Your goal -
Transcribe the material word for word, but without the images.

Provided data -
□ □ □ □ □

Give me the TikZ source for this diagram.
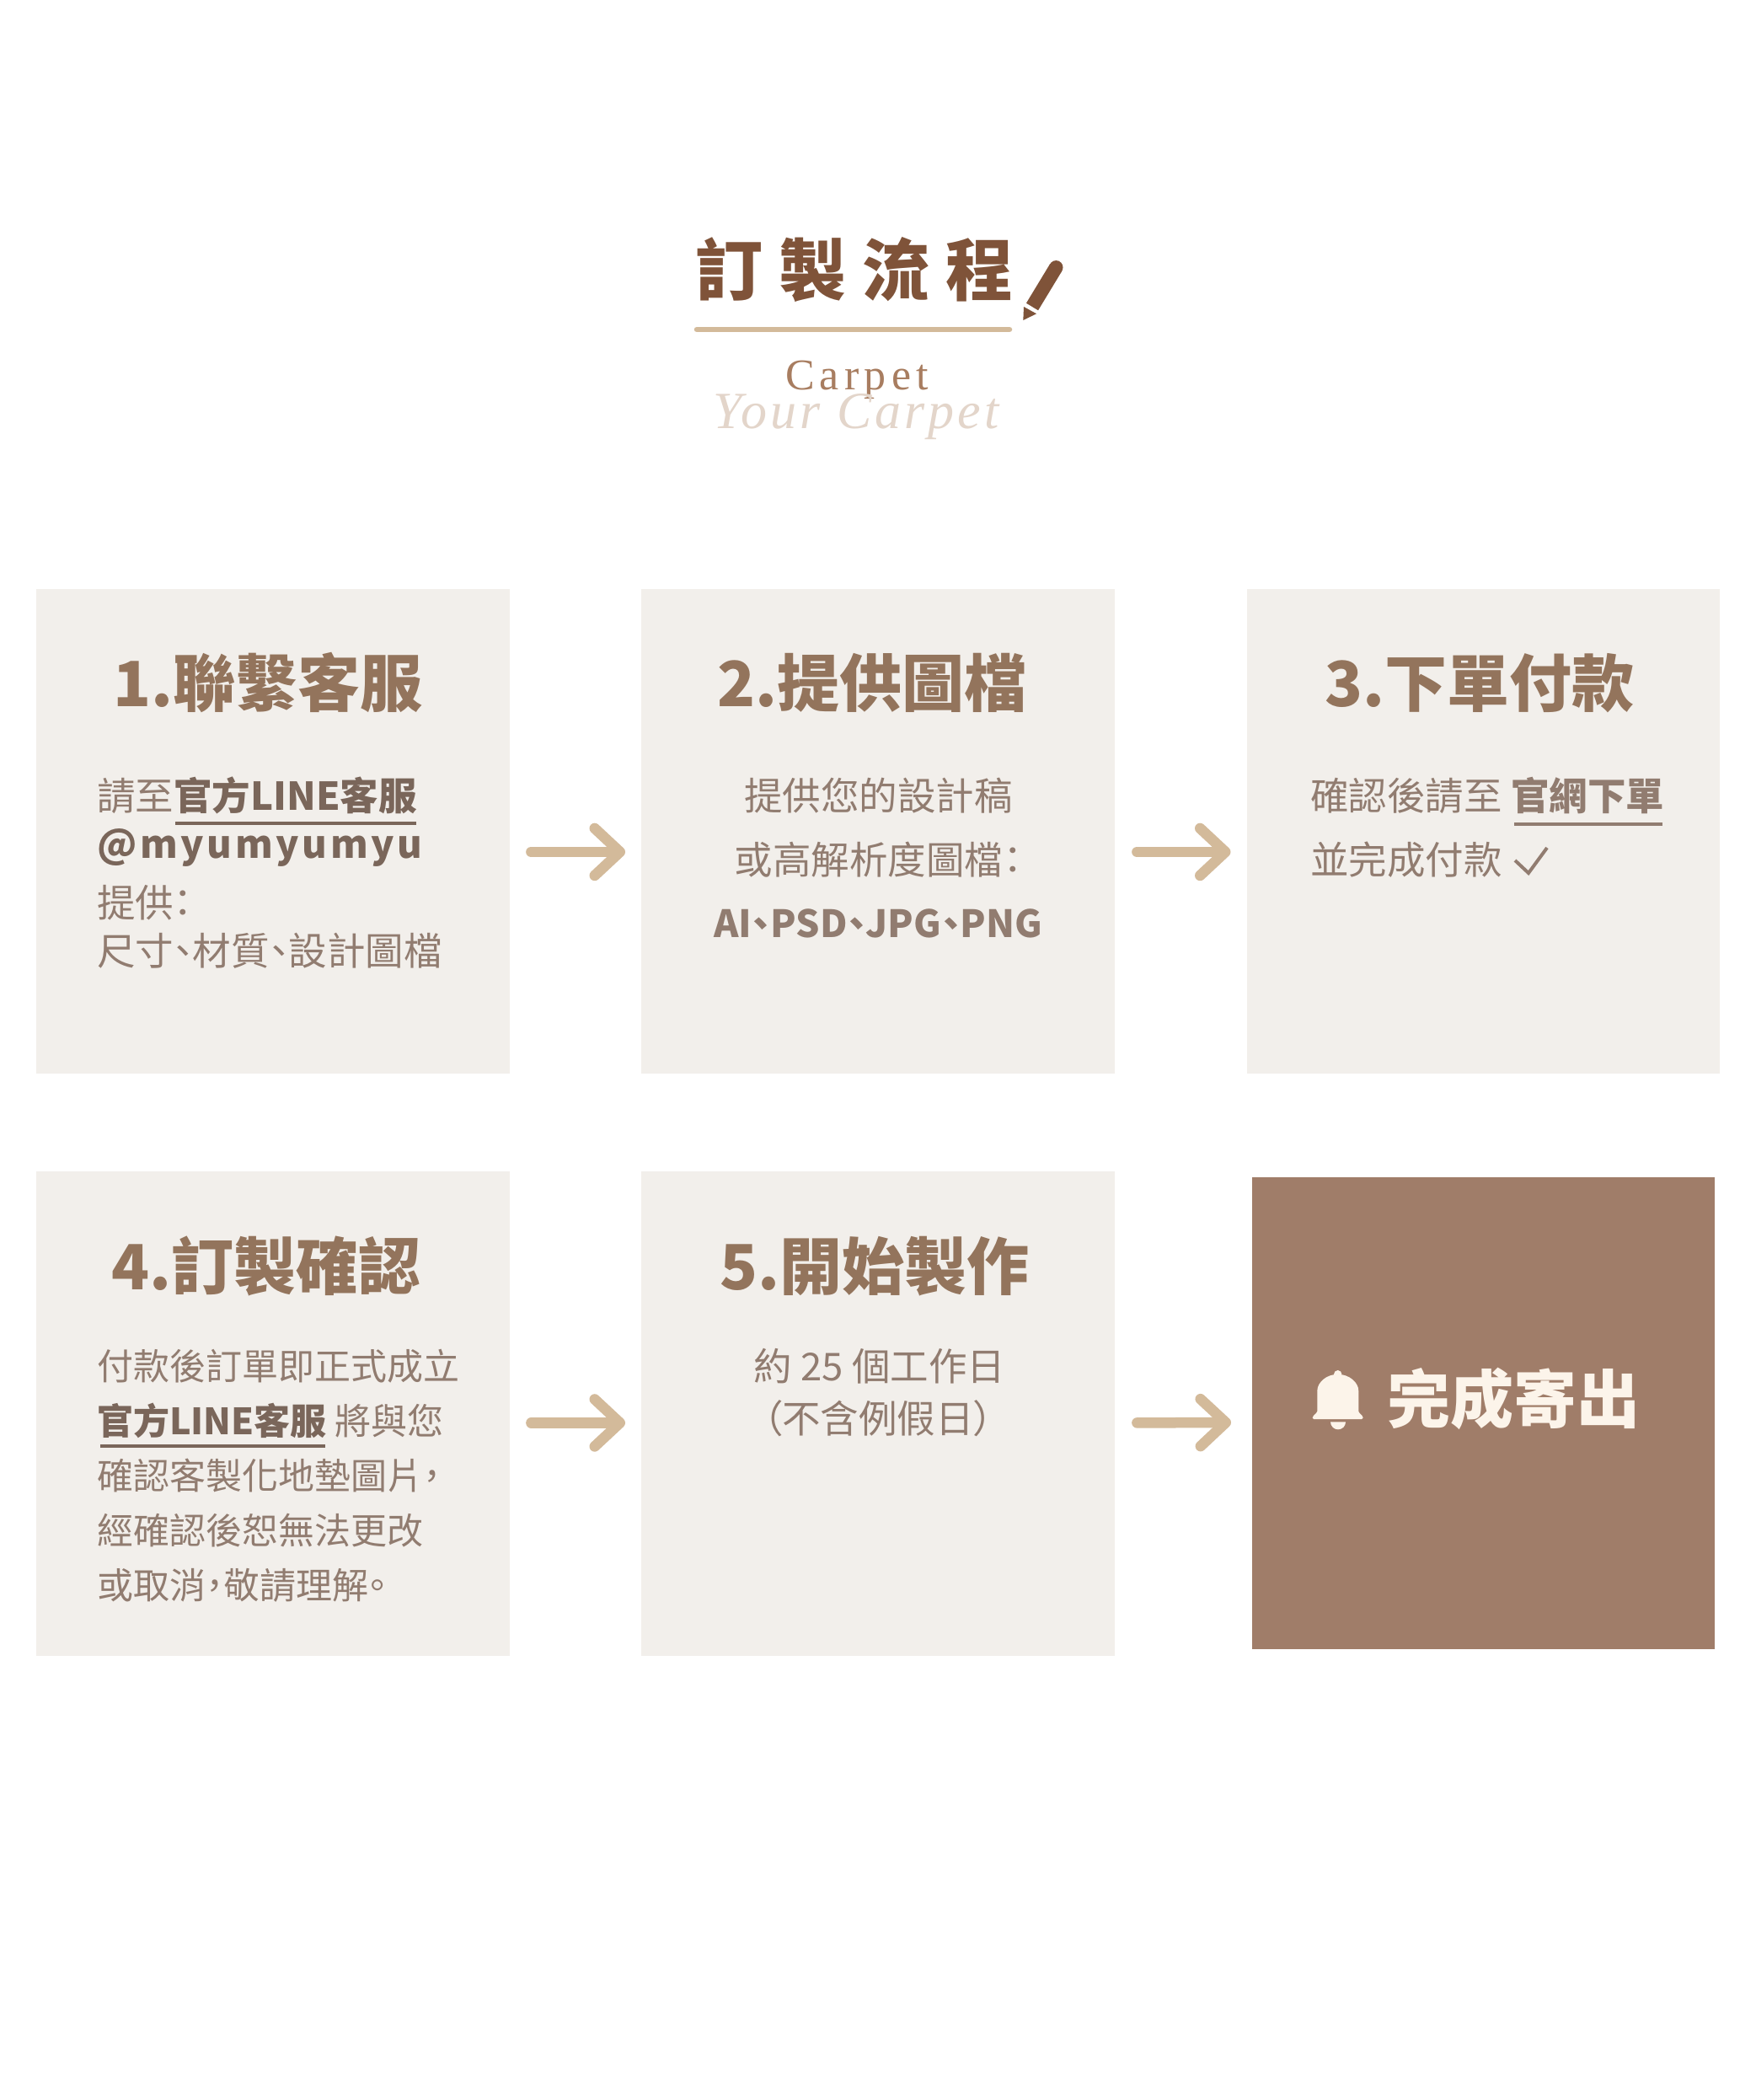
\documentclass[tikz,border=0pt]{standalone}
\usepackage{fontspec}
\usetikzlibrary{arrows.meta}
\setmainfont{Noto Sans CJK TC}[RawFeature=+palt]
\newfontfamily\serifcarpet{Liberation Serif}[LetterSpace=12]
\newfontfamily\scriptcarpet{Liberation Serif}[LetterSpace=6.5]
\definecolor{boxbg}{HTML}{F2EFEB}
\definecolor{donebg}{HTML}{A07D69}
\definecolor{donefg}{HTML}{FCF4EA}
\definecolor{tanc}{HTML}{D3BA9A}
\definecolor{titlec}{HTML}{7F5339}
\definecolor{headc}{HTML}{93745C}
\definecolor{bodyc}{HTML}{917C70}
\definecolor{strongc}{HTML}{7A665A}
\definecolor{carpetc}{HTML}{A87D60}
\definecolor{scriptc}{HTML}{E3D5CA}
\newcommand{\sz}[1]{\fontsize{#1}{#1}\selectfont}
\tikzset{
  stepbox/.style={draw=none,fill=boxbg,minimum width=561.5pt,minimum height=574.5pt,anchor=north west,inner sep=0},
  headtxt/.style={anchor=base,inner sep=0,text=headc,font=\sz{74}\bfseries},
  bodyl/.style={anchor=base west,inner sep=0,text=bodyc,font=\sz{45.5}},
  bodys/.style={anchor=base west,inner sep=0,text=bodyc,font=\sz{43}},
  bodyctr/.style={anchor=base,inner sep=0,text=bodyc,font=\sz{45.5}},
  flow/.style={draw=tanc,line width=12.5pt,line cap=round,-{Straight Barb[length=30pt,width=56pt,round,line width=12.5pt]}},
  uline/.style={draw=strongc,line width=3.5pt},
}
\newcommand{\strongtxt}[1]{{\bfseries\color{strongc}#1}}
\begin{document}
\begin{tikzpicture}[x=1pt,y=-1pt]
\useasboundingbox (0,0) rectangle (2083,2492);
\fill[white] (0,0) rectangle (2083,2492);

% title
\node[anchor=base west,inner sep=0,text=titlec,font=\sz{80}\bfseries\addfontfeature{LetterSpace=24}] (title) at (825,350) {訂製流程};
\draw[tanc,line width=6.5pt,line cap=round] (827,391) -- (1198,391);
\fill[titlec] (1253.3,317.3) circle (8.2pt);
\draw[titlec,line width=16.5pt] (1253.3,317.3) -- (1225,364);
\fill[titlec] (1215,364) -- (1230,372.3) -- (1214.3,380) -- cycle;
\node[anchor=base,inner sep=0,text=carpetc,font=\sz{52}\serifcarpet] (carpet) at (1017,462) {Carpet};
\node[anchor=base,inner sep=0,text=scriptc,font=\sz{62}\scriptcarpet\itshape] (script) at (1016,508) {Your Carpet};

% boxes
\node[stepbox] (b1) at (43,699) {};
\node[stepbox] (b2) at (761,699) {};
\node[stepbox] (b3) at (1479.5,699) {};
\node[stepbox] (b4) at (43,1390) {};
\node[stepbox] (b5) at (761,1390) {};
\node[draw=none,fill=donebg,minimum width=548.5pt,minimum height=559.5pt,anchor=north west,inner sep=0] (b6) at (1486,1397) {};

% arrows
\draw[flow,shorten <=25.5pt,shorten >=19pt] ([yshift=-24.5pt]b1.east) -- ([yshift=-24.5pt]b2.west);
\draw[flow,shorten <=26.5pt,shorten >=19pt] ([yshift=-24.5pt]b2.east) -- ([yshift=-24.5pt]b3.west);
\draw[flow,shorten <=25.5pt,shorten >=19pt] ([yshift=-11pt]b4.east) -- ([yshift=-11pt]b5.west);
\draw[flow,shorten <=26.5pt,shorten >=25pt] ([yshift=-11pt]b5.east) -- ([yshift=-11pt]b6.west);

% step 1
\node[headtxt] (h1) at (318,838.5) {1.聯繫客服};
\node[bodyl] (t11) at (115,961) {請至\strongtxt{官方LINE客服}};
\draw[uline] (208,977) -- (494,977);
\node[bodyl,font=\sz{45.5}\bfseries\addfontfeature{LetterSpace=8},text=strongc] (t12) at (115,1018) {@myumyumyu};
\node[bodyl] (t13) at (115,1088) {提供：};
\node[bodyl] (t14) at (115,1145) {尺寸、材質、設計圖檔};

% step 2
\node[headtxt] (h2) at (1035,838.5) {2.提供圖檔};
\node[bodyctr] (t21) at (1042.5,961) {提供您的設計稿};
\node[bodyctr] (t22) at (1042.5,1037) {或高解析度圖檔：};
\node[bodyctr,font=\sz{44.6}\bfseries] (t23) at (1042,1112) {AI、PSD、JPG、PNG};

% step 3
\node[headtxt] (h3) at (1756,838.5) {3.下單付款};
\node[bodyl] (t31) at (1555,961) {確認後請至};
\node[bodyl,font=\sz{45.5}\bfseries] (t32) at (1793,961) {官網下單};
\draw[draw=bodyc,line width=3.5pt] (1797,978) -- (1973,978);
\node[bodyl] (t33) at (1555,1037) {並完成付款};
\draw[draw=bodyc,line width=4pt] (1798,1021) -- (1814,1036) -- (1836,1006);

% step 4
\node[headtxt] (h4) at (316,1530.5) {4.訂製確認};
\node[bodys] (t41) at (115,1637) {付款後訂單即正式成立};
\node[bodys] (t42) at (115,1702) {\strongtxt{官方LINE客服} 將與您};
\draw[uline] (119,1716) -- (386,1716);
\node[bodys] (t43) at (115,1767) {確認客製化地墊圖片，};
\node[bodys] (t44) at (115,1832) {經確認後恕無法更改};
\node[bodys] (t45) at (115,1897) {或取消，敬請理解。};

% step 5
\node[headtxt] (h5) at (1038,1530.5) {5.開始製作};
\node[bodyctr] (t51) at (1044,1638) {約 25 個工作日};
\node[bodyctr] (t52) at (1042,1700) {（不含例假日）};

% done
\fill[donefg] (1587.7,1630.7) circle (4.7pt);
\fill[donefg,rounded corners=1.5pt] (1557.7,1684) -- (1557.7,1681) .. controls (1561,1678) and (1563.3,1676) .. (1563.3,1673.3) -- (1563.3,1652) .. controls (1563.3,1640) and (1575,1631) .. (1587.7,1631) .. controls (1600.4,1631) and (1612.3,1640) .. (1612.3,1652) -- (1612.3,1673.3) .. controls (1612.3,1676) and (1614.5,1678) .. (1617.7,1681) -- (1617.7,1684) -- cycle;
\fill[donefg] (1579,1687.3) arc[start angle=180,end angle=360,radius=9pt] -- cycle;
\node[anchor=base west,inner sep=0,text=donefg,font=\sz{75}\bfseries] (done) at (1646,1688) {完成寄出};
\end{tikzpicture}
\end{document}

□ □ □ □ □

The response -
Give me the TikZ source for this diagram.
\documentclass[tikz,border=0pt]{standalone}
\usepackage{fontspec}
\usetikzlibrary{arrows.meta}
\setmainfont{Noto Sans CJK TC}[RawFeature=+palt]
\newfontfamily\serifcarpet{Liberation Serif}[LetterSpace=12]
\newfontfamily\scriptcarpet{Liberation Serif}[LetterSpace=6.5]
\definecolor{boxbg}{HTML}{F2EFEB}
\definecolor{donebg}{HTML}{A07D69}
\definecolor{donefg}{HTML}{FCF4EA}
\definecolor{tanc}{HTML}{D3BA9A}
\definecolor{titlec}{HTML}{7F5339}
\definecolor{headc}{HTML}{93745C}
\definecolor{bodyc}{HTML}{917C70}
\definecolor{strongc}{HTML}{7A665A}
\definecolor{carpetc}{HTML}{A87D60}
\definecolor{scriptc}{HTML}{E3D5CA}
\newcommand{\sz}[1]{\fontsize{#1}{#1}\selectfont}
\tikzset{
  stepbox/.style={draw=none,fill=boxbg,minimum width=561.5pt,minimum height=574.5pt,anchor=north west,inner sep=0},
  headtxt/.style={anchor=base,inner sep=0,text=headc,font=\sz{74}\bfseries},
  bodyl/.style={anchor=base west,inner sep=0,text=bodyc,font=\sz{45.5}},
  bodys/.style={anchor=base west,inner sep=0,text=bodyc,font=\sz{43}},
  bodyctr/.style={anchor=base,inner sep=0,text=bodyc,font=\sz{45.5}},
  flow/.style={draw=tanc,line width=12.5pt,line cap=round,-{Straight Barb[length=30pt,width=56pt,round,line width=12.5pt]}},
  uline/.style={draw=strongc,line width=3.5pt},
}
\newcommand{\strongtxt}[1]{{\bfseries\color{strongc}#1}}
\begin{document}
\begin{tikzpicture}[x=1pt,y=-1pt]
\useasboundingbox (0,0) rectangle (2083,2492);
\fill[white] (0,0) rectangle (2083,2492);

% title
\node[anchor=base west,inner sep=0,text=titlec,font=\sz{80}\bfseries\addfontfeature{LetterSpace=24}] (title) at (825,350) {訂製流程};
\draw[tanc,line width=6.5pt,line cap=round] (827,391) -- (1198,391);
\fill[titlec] (1253.3,317.3) circle (8.2pt);
\draw[titlec,line width=16.5pt] (1253.3,317.3) -- (1225,364);
\fill[titlec] (1215,364) -- (1230,372.3) -- (1214.3,380) -- cycle;
\node[anchor=base,inner sep=0,text=carpetc,font=\sz{52}\serifcarpet] (carpet) at (1017,462) {Carpet};
\node[anchor=base,inner sep=0,text=scriptc,font=\sz{62}\scriptcarpet\itshape] (script) at (1016,508) {Your Carpet};

% boxes
\node[stepbox] (b1) at (43,699) {};
\node[stepbox] (b2) at (761,699) {};
\node[stepbox] (b3) at (1479.5,699) {};
\node[stepbox] (b4) at (43,1390) {};
\node[stepbox] (b5) at (761,1390) {};
\node[draw=none,fill=donebg,minimum width=548.5pt,minimum height=559.5pt,anchor=north west,inner sep=0] (b6) at (1486,1397) {};

% arrows
\draw[flow,shorten <=25.5pt,shorten >=19pt] ([yshift=-24.5pt]b1.east) -- ([yshift=-24.5pt]b2.west);
\draw[flow,shorten <=26.5pt,shorten >=19pt] ([yshift=-24.5pt]b2.east) -- ([yshift=-24.5pt]b3.west);
\draw[flow,shorten <=25.5pt,shorten >=19pt] ([yshift=-11pt]b4.east) -- ([yshift=-11pt]b5.west);
\draw[flow,shorten <=26.5pt,shorten >=25pt] ([yshift=-11pt]b5.east) -- ([yshift=-11pt]b6.west);

% step 1
\node[headtxt] (h1) at (318,838.5) {1.聯繫客服};
\node[bodyl] (t11) at (115,961) {請至\strongtxt{官方LINE客服}};
\draw[uline] (208,977) -- (494,977);
\node[bodyl,font=\sz{45.5}\bfseries\addfontfeature{LetterSpace=8},text=strongc] (t12) at (115,1018) {@myumyumyu};
\node[bodyl] (t13) at (115,1088) {提供：};
\node[bodyl] (t14) at (115,1145) {尺寸、材質、設計圖檔};

% step 2
\node[headtxt] (h2) at (1035,838.5) {2.提供圖檔};
\node[bodyctr] (t21) at (1042.5,961) {提供您的設計稿};
\node[bodyctr] (t22) at (1042.5,1037) {或高解析度圖檔：};
\node[bodyctr,font=\sz{44.6}\bfseries] (t23) at (1042,1112) {AI、PSD、JPG、PNG};

% step 3
\node[headtxt] (h3) at (1756,838.5) {3.下單付款};
\node[bodyl] (t31) at (1555,961) {確認後請至};
\node[bodyl,font=\sz{45.5}\bfseries] (t32) at (1793,961) {官網下單};
\draw[draw=bodyc,line width=3.5pt] (1797,978) -- (1973,978);
\node[bodyl] (t33) at (1555,1037) {並完成付款};
\draw[draw=bodyc,line width=4pt] (1798,1021) -- (1814,1036) -- (1836,1006);

% step 4
\node[headtxt] (h4) at (316,1530.5) {4.訂製確認};
\node[bodys] (t41) at (115,1637) {付款後訂單即正式成立};
\node[bodys] (t42) at (115,1702) {\strongtxt{官方LINE客服} 將與您};
\draw[uline] (119,1716) -- (386,1716);
\node[bodys] (t43) at (115,1767) {確認客製化地墊圖片，};
\node[bodys] (t44) at (115,1832) {經確認後恕無法更改};
\node[bodys] (t45) at (115,1897) {或取消，敬請理解。};

% step 5
\node[headtxt] (h5) at (1038,1530.5) {5.開始製作};
\node[bodyctr] (t51) at (1044,1638) {約 25 個工作日};
\node[bodyctr] (t52) at (1042,1700) {（不含例假日）};

% done
\fill[donefg] (1587.7,1630.7) circle (4.7pt);
\fill[donefg,rounded corners=1.5pt] (1557.7,1684) -- (1557.7,1681) .. controls (1561,1678) and (1563.3,1676) .. (1563.3,1673.3) -- (1563.3,1652) .. controls (1563.3,1640) and (1575,1631) .. (1587.7,1631) .. controls (1600.4,1631) and (1612.3,1640) .. (1612.3,1652) -- (1612.3,1673.3) .. controls (1612.3,1676) and (1614.5,1678) .. (1617.7,1681) -- (1617.7,1684) -- cycle;
\fill[donefg] (1579,1687.3) arc[start angle=180,end angle=360,radius=9pt] -- cycle;
\node[anchor=base west,inner sep=0,text=donefg,font=\sz{75}\bfseries] (done) at (1646,1688) {完成寄出};
\end{tikzpicture}
\end{document}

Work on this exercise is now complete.